# need some tips and advice please



## digitalservices (Jan 29, 2011)

my first assinment next month is for a birthday party where 100 or so people will be there and im hired to take pictures. what lens should i use and any other tips will be appriciated please.


----------



## xjoewhitex (Jan 29, 2011)

Haha well thats gonna be fun. Be sure to have a few drinks before you go lol jk. Without being aware of where this is going to be going on its really hard to say. But I would cover both grounds, wide and zoom.


----------



## dxqcanada (Jan 29, 2011)

Have you done any previous group and single portrait work before ?

What lenses do you have already ?


----------



## digitalservices (Jan 29, 2011)

thanks for your quick reply.. its gona be indoors i will be going to this place a few days before the party.


----------



## digitalservices (Jan 29, 2011)

only a few portraits i have a 18-42mm and a 70-300mm these 2 lenses. im new at this and thru a friend i got this assinment.


----------



## dxqcanada (Jan 30, 2011)

Will this be an indoor event?
Do you have an external flash?
Do you know what kind of images are expected from you ?


----------



## D-B-J (Jan 30, 2011)

Indoor?  If so, do you have an external flash?  Can you trigger it off camera?  

We need more info!

Regards,
Jake


----------



## radiorickm (Jan 31, 2011)

There are many more challenges, outside of the equipment arena.

You should become familiar with the family. Know who the parents/grandparents or other important people are, and get them interacting with the birthday person. 

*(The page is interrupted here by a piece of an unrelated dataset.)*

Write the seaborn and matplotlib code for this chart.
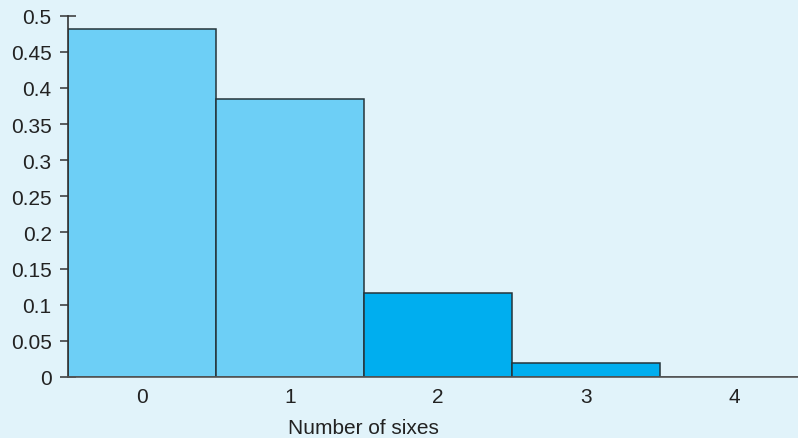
import matplotlib
matplotlib.use("Agg")
import matplotlib.pyplot as plt
import seaborn as sns
import pandas as pd

categories = ["0", "1", "2", "3", "4"]
probabilities = [0.4815, 0.385, 0.116, 0.0194, 0.0]
bar_colors = ["#6dcff6", "#6dcff6", "#00aeef", "#00aeef", "#00aeef"]
y_ticks = [0, 0.05, 0.1, 0.15, 0.2, 0.25, 0.3, 0.35, 0.4, 0.45, 0.5]
y_tick_labels = ["0", "0.05", "0.1", "0.15", "0.2", "0.25", "0.3", "0.35", "0.4", "0.45", "0.5"]

bg = "#e1f3fa"
sns.set_style("white")
plt.rcParams["font.family"] = ["Liberation Sans", "DejaVu Sans"]

df = pd.DataFrame({"sixes": categories, "p": probabilities, "c": categories})

fig = plt.figure(figsize=(7.98, 4.39), dpi=100, facecolor=bg)
ax = fig.add_axes([0.0852, 0.139, 0.9148, 0.823])
ax.set_facecolor(bg)

sns.barplot(data=df, x="sixes", y="p", hue="c", palette=dict(zip(categories, bar_colors)),
            width=1.0, edgecolor="#25343a", linewidth=1.1, legend=False, ax=ax,
            dodge=False, saturation=1)

ax.set_xlim(-0.5, 4.43)
ax.set_ylim(0, 0.5)
ax.set_yticks(y_ticks)
ax.set_yticklabels(y_tick_labels)
ax.tick_params(axis="y", direction="inout", length=11.5, width=1.1, color="#333333",
               labelsize=15, labelcolor="#222222", pad=6, left=True)
ax.tick_params(axis="x", length=0, labelsize=15, labelcolor="#222222", pad=7)
ax.set_xlabel("Number of sixes", fontsize=15, color="#222222")
ax.xaxis.set_label_coords(0.405, -0.113)
ax.set_ylabel("")

for s in ["top", "right"]:
    ax.spines[s].set_visible(False)
ax.spines["left"].set_color("#333333")
ax.spines["left"].set_linewidth(1.2)
ax.spines["bottom"].set_color("#555555")
ax.spines["bottom"].set_linewidth(1.2)

fig.savefig("out.png", dpi=100, facecolor=bg)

There will be bunches of family interactions. Candids of these are usually good.

You'll also get a buch of "we only see each other once every 5 years" picture requests... be prepared for that.


----------



## iSee (Jan 31, 2011)

Things you need to consider:
-Time of day
-Pictures you _need_ to take: blowing out the candles, opening of presents, etc. (so   think about important birthday moments and be ready for them.
-Who are the direct family members? What does the person paying you want pictures of
-Is the house well-lit or will it be dim? Depending on that many variables can change

Lenses? Something for low-light and portraits if you got it. Like a 50mm f/1.8. A wide angle is a good idea, telephoto if you got it, 18-55mm is always a default too. Be familiar with your flash, make sure you can use it. 

The difference between taking photos on your own and being hired is that when you miss moments on the job, you can't go back and try again. So you gotta be ready to use your equipment. Fully charged batteries with a back up, a big empty SD card with a back up, and clean lenses. Possibly a tripod too, for formal, staged photos.


----------